Every executive team cares about business risk. Leaders actively trying to manage risk have realized that cyber-threats now represent the lion’s share of potential harm, and they want timely KPI metrics and insights aligned with business priorities.
In fact, according to a 2019 survey by the Enterprise Strategy Group, 39% of executives and directors want security status reports for cyber-risk associated with end-to-end business processes and 35% want better detail on the ROI of their security investments and planned purchases.
Here are three essentials you can give your board to help them understand the business’s cyber-stance.
The Company’s Current Security Posture
How good is your security? How effective are your controls? Your security posture reflects the effectiveness of your current security controls against potential cyber-attacks, including internal and external-facing security controls across your infrastructure. There’re more than one way to measure an organization’s security posture, but the idea is to present an objective, vendor-agnostic metric that you can obtain on an ongoing basis, without having to rely on the periodic third-party security assessments you may be performing on a monthly or quarterly basis.
As enterprises rely on an average of over 80 security products, this number should reflect how well these solutions work in concert to defend against the entire lifecycle of a threat, from attack delivery, to system compromise to lateral movement and beyond.
At first blush, providing your board with an up-to-the-moment security posture metric may seem impossible. But security vendors have been catching on to this need, and an increasing number of them are offering exposure metrics and cybersecurity risk scores, as well as industry benchmarks that compare your score with others in your industry. And vendors are not alone. Ratings agency Moody’s has recently announced a joint venture with cyber group Team8 for creating a global cybersecurity risk assessment standard for businesses.
Is your organization about to merge or acquire another company?
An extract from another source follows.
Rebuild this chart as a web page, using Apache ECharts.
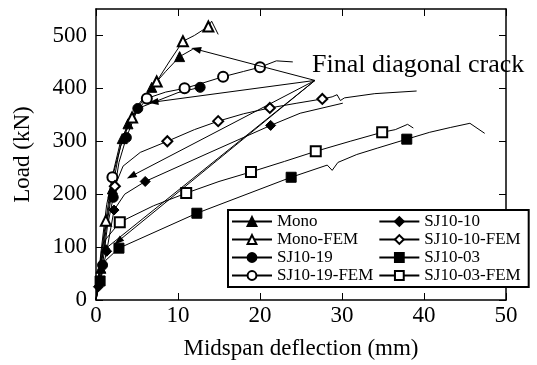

Getting an objective assessment of their security posture would also be important, to save the soon-to-be-merged company the grief of finding out about poor security practices only after the fact (read Verizon’s lowered bid for Yahoo).
Defensibility Against the Very Latest Threats
“Are we vulnerable to that ransomware that hit Baltimore?” Reports of companies and cities falling victim to ransomware and other malware menaces have become a daily occurrence. Understandably, CISOs get called up by their CEOs or other executives seeking to know if they are vulnerable to the latest threats that made the headlines. By keeping tabs on the latest threat intelligence, and specifically, their indicators of compromise (IoCs) security managers can quickly answer that question and convey to the board if the business is vulnerable or not.
Of course, there are signature-less attacks and zero-days (known unknowns) that require behavioral detection, but as far as knowing if you’re at risk from an already-known threat, this is easy to do to reassure your board, or explain why you need to beef up resources for a particular area of security.
ROI on Security Investments
Which leads us to the next insight your board wants to know: What is the ROI on the company’s security investments? Is the IT or security team actually putting its money where its risk is? By sharing with your board where your company is most and least vulnerable, you will be better positioned to prove that you are putting budget and manpower where the company needs it most.
A good place to start to prove effective spending to the board would be to share where your team is seeing the most vulnerability or threat exposure. And in light of that exposure, what resources are being allocated to address it? Maybe the company is seeing high risk with regards to attempted attacks on its consumer-facing application? This may require allocating some effort or budget to harden your WAF (web application firewall), or to compare its performance against an alternative one.
It could be that your controls are working impeccably, but too many employees are clicking on faux-phishing emails and it’s time to invest in additional training. Alternatively, there are concerns about access by third parties to your network or cloud resources, and stronger access controls are required. In any event, the ROI on technical or human control improvements should be demonstrated.
Lastly, your board will likely want to understand how security investments are improving the company’s overall security posture. To address this need, it is imperative to track security posture metrics over time, enabling you to demonstrate the impact made by your budget prioritization. Alternatively, if there’s high employee turnover or you have insufficient resources, you may be able to explain the dip in your defense’s performance in light of an ever-fluctuating threat landscape.